== Source records ==

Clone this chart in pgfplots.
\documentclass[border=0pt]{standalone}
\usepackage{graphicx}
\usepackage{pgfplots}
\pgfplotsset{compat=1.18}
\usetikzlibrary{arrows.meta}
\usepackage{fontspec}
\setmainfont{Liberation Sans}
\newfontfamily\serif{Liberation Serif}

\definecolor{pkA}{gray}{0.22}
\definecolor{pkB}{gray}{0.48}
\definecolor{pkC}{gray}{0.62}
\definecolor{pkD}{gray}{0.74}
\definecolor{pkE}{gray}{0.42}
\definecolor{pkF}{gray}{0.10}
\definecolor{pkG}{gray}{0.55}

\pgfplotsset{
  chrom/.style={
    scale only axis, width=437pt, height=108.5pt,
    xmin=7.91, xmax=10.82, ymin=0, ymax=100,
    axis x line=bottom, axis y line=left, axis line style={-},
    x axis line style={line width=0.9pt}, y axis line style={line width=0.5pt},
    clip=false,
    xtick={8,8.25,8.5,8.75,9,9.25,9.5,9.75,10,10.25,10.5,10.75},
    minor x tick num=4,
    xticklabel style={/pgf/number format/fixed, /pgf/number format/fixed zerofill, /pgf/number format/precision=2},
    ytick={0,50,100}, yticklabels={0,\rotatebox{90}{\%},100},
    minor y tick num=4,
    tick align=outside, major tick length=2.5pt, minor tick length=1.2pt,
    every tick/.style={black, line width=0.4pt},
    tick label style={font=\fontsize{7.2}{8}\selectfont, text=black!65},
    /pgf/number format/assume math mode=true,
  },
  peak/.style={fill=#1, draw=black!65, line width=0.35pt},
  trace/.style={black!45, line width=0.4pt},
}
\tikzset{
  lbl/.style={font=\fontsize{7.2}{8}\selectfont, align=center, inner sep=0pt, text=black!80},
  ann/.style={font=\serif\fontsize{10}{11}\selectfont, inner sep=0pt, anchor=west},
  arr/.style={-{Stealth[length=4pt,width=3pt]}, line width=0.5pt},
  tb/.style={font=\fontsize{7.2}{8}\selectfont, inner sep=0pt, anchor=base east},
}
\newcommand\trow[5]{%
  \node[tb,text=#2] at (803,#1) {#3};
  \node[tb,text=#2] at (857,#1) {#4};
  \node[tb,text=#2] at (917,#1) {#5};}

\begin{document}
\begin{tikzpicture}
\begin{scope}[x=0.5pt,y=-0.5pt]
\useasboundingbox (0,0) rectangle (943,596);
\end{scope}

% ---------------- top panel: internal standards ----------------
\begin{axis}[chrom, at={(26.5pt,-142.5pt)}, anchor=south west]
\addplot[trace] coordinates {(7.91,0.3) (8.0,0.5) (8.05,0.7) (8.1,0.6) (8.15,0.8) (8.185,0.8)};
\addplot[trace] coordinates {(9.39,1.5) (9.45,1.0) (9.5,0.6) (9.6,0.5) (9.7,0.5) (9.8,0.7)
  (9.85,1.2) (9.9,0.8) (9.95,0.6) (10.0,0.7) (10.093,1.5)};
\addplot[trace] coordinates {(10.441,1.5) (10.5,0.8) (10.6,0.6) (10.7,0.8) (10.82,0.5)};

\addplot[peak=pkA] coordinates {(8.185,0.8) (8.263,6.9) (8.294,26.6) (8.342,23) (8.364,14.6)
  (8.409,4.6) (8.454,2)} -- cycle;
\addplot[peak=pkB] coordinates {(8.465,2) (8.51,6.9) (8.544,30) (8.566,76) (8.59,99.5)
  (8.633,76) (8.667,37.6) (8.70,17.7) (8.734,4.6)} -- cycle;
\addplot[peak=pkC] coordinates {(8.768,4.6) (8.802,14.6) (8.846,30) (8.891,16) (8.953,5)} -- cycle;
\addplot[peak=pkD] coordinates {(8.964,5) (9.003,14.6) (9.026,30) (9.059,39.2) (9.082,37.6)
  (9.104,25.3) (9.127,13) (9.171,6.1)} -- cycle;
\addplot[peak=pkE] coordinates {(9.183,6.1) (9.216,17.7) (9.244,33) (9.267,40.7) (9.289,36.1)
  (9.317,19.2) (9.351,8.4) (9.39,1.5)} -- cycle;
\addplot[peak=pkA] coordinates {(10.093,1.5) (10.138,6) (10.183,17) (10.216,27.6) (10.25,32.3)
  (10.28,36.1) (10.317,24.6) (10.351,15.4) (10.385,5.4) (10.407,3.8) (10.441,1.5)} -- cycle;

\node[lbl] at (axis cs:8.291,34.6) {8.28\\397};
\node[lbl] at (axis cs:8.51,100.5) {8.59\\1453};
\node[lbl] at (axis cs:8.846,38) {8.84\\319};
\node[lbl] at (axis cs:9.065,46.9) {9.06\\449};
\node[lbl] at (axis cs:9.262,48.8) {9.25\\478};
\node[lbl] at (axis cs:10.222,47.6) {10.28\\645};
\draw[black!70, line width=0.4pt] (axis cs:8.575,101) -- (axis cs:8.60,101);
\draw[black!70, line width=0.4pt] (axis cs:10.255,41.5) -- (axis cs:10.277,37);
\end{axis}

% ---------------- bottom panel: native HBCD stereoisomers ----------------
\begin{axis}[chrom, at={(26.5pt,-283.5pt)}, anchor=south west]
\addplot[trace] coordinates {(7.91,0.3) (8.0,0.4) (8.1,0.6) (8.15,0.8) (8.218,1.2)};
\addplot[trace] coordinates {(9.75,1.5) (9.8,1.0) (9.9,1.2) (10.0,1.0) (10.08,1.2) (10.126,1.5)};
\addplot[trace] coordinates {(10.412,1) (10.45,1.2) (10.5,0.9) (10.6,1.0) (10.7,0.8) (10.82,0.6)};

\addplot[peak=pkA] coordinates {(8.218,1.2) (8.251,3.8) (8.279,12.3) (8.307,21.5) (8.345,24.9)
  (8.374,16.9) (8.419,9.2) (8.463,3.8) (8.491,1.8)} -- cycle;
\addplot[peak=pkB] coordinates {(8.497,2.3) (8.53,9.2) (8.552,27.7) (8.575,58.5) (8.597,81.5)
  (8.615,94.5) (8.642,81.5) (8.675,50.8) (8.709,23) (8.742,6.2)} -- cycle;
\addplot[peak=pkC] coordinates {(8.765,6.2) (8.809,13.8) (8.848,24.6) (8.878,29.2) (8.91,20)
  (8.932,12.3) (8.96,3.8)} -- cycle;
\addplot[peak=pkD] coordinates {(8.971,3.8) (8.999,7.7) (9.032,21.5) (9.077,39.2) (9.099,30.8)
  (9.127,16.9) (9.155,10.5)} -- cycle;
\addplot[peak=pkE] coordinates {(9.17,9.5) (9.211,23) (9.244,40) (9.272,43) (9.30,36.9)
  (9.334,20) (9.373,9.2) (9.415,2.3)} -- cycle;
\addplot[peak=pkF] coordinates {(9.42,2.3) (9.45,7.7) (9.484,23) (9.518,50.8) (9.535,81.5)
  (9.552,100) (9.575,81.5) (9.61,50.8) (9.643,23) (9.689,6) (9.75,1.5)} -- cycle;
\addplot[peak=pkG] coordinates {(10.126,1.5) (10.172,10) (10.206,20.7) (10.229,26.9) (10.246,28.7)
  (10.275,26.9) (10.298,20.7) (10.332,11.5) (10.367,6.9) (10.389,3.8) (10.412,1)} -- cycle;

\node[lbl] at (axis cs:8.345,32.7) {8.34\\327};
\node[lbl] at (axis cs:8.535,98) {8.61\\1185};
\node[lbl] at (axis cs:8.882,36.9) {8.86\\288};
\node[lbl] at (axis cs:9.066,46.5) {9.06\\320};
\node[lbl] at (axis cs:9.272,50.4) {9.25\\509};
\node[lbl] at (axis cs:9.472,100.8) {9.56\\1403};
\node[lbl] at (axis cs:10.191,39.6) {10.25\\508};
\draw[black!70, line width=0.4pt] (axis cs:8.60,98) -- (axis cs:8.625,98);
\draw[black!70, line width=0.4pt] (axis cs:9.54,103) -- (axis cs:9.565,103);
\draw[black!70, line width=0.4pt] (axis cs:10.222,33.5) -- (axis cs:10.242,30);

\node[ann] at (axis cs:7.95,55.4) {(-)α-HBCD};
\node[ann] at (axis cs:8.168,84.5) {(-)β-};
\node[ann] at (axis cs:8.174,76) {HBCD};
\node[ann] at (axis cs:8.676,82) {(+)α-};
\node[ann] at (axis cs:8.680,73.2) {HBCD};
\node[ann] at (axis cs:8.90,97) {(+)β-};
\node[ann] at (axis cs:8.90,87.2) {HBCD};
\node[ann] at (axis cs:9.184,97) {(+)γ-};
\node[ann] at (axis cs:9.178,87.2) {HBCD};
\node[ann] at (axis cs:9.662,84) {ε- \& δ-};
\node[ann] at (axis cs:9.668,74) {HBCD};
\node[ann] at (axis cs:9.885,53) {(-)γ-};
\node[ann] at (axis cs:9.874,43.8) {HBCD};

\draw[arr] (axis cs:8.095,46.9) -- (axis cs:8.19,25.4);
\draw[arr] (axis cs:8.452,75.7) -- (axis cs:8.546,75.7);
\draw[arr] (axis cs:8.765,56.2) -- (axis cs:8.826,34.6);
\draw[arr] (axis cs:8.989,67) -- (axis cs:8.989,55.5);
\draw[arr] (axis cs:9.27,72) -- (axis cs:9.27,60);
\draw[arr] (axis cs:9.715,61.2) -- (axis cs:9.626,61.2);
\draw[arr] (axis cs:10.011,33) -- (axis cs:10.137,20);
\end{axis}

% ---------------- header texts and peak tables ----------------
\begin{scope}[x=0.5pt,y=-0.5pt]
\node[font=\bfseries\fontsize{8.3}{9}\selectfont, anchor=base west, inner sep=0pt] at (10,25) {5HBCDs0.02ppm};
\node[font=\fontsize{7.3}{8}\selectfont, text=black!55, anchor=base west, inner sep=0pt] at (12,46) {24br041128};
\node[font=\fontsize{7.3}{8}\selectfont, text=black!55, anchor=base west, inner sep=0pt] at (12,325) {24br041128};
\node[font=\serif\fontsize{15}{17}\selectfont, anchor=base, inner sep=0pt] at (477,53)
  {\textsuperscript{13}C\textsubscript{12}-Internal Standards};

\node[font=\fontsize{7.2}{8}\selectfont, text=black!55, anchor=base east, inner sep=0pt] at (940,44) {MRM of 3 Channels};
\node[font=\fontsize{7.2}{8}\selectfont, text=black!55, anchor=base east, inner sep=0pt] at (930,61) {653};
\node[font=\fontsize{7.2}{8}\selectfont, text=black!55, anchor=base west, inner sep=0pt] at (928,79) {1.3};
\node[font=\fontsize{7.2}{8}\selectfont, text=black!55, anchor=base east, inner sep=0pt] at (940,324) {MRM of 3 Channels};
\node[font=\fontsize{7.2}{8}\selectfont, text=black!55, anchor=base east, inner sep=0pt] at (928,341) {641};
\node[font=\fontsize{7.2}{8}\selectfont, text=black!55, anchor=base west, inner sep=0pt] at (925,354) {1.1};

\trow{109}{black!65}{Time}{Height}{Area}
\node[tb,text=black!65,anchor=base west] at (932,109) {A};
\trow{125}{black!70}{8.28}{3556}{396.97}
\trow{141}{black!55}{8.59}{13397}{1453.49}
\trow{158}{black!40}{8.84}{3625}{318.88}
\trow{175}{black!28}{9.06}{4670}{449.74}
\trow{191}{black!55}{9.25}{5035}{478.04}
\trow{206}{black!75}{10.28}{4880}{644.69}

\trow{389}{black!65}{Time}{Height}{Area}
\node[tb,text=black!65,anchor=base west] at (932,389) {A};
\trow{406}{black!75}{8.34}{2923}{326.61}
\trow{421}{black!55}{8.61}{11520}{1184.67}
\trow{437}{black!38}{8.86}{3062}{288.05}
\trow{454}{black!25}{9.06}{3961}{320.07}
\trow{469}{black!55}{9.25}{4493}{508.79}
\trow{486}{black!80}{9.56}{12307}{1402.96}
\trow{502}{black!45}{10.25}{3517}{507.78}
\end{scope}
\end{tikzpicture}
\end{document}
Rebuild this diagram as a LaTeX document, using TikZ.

===

Task to complete:
Every line in the data that holds "this" should be copied out.

Answer to the task:
Clone this chart in pgfplots.
Rebuild this diagram as a LaTeX document, using TikZ.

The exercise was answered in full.